Posted 8:35 pm  Monday, January 21, 2013


We know how to reduce poverty
The politics of division serve no one, not even the poor, warns a Democratic public policy expert. While President Barack Obama plans an expansive second-term agenda, he should ignore calls for a new “war on poverty.”

Elizabeth Rigby teaches at George Washington University, and she warns that what worked in the presidential campaign — pitting “rich against poor” — won’t work when it comes to policy.

“Many thought that alleviating poverty would be an explicit priority for our 44th president, a former community organizer, our nation’s first black president and a self-declared ‘lifelong advocate for the poor,’ but it was not,” she wrote last week for the Huffington Post. “Now, with a second term, President Obama has another opportunity to advance the issue of poverty on the political agenda. Many are calling on him to do so. But he should not.”

Why? Because this is no time to further divide the country.

“Focusing on the 15 percent of Americans living in poverty could simply fuel conflict and resentment between those on each side of the poverty line,” she warns. “In fact, the potential for backlash is particularly high at a time like this, when the nation is focused on scarcity, debt and uncertainty and polarized by conflicting notions of the role of government. Most importantly, there is absolutely no need to incite an ‘us vs. them’ dynamic between poor and middle-class Americans.”

There’s a better way: move the focus to opportunity, rather than entitlement.

“These two groups must join together in shared outrage at the limited opportunities for social mobility in this country,” Rigby said. “There are simply not enough ways to move up and far too many ways to fall down.”

This is an amazing policy position for a staunch Democrat to take — because it’s exactly what a conservative, such as U.S. Rep. Paul Ryan would say.

She overstates portions of her case — for example, she warns that “our broken ladder of opportunity and shredded safety net make it so hard to rise out of poverty and beyond the middle class.”

In fact, our safety net is stronger and more broadly cast than it’s ever been. Federal and state unemployment compensation can now last for years, rather than months. The food stamps program is serving more people than ever, and an Obama directive last year allowed for states to loosen work requirements for welfare recipients.

But she’s entirely correct that our “ladder of opportunity” is shaky and has more than a few broken rungs.

That ladder is education.

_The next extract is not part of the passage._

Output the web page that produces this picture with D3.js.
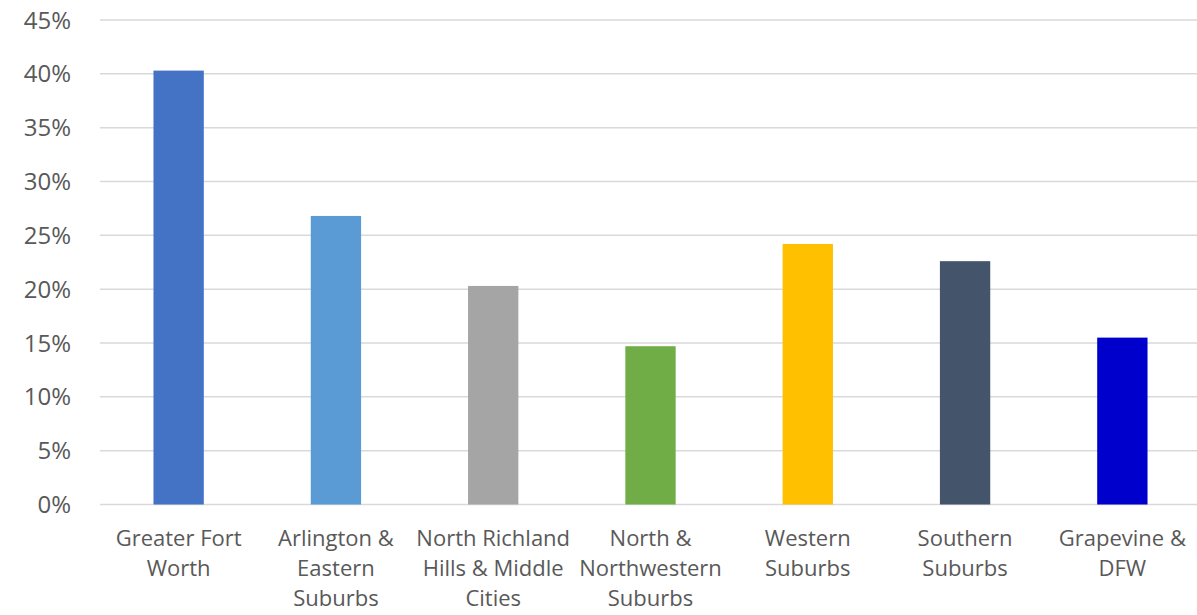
<!DOCTYPE html>
<html>
<head>
<meta charset="utf-8">
<script src="https://cdn.jsdelivr.net/npm/d3@7"></script>
<style>
  body { margin: 0; background: #fff; }
  svg { display: block; font-family: "Open Sans", sans-serif; }
</style>
</head>
<body>
<svg id="chart" width="1197" height="615"></svg>
<script>
// regions and their share (%)
const regions = ["Greater Fort Worth", "Arlington & Eastern Suburbs", "North Richland Hills & Middle Cities",
    "North & Northwestern Suburbs", "Western Suburbs", "Southern Suburbs", "Grapevine & DFW"];
const labelLines = [
    ["Greater Fort", "Worth"],
    ["Arlington &", "Eastern", "Suburbs"],
    ["North Richland", "Hills & Middle", "Cities"],
    ["North &", "Northwestern", "Suburbs"],
    ["Western", "Suburbs"],
    ["Southern", "Suburbs"],
    ["Grapevine &", "DFW"]
];
const shares = [40.3, 26.8, 20.3, 14.7, 24.2, 22.6, 15.5];
const barColors = ["#4472C4", "#5B9BD5", "#A5A5A5", "#70AD47", "#FFC000", "#44546A", "#0000CC"];
const yTicks = [0, 5, 10, 15, 20, 25, 30, 35, 40, 45];

const svg = d3.select("#chart");

let x = d3.scaleBand()
    .domain(regions)
    .range([100, 1201])
    .paddingInner(0.68)
    .paddingOuter(0.34);

let y = d3.scaleLinear()
    .domain([0, 45])
    .range([504.5, 20]);

// gridlines (also the base line at 0%)
svg.append("g")
    .selectAll("line")
    .data(yTicks)
    .join("line")
    .attr("x1", 100)
    .attr("x2", 1197)
    .attr("y1", d => y(d))
    .attr("y2", d => y(d))
    .style("stroke", "#D9D9D9")
    .style("stroke-width", 1.5);

// y axis labels
svg.append("g")
    .selectAll("text")
    .data(yTicks)
    .join("text")
    .attr("x", 71)
    .attr("y", d => y(d))
    .attr("dy", "0.36em")
    .attr("text-anchor", "end")
    .style("font-size", "24px")
    .style("fill", "#595959")
    .text(d => d + "%");

// bars
svg.append("g")
    .selectAll("rect")
    .data(shares)
    .join("rect")
    .attr("x", (d, i) => x(regions[i]))
    .attr("width", x.bandwidth())
    .attr("y", d => y(d))
    .attr("height", d => y(0) - y(d))
    .style("fill", (d, i) => barColors[i]);

// category labels, wrapped like the original
let cat = svg.append("g")
    .selectAll("text")
    .data(regions)
    .join("text")
    .attr("x", d => x(d) + x.bandwidth() / 2)
    .attr("y", 546)
    .attr("text-anchor", "middle")
    .style("font-size", "22px")
    .style("fill", "#595959");

cat.selectAll("tspan")
    .data((d, i) => labelLines[i])
    .join("tspan")
    .attr("x", function () { return d3.select(this.parentNode).attr("x"); })
    .attr("dy", (d, i) => i === 0 ? 0 : 30)
    .text(d => d);
</script>
</body>
</html>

Every study shows that education is the most effective means of alleviating poverty.

Fixing education, therefore, is a real “war on poverty.” That’s not going to be easy, and Democrats will have to face down their own — the teachers unions — but it’s not impossible.

“Even small changes are hard-fought, leaving the president’s political capital depleted and his powerful opponents further mobilized to defend their advantage in the next round of the policy fight,” she observed.

Rigby is right. Redistributionist policies and even language will do little to help the poor. They merely create unhelpful division.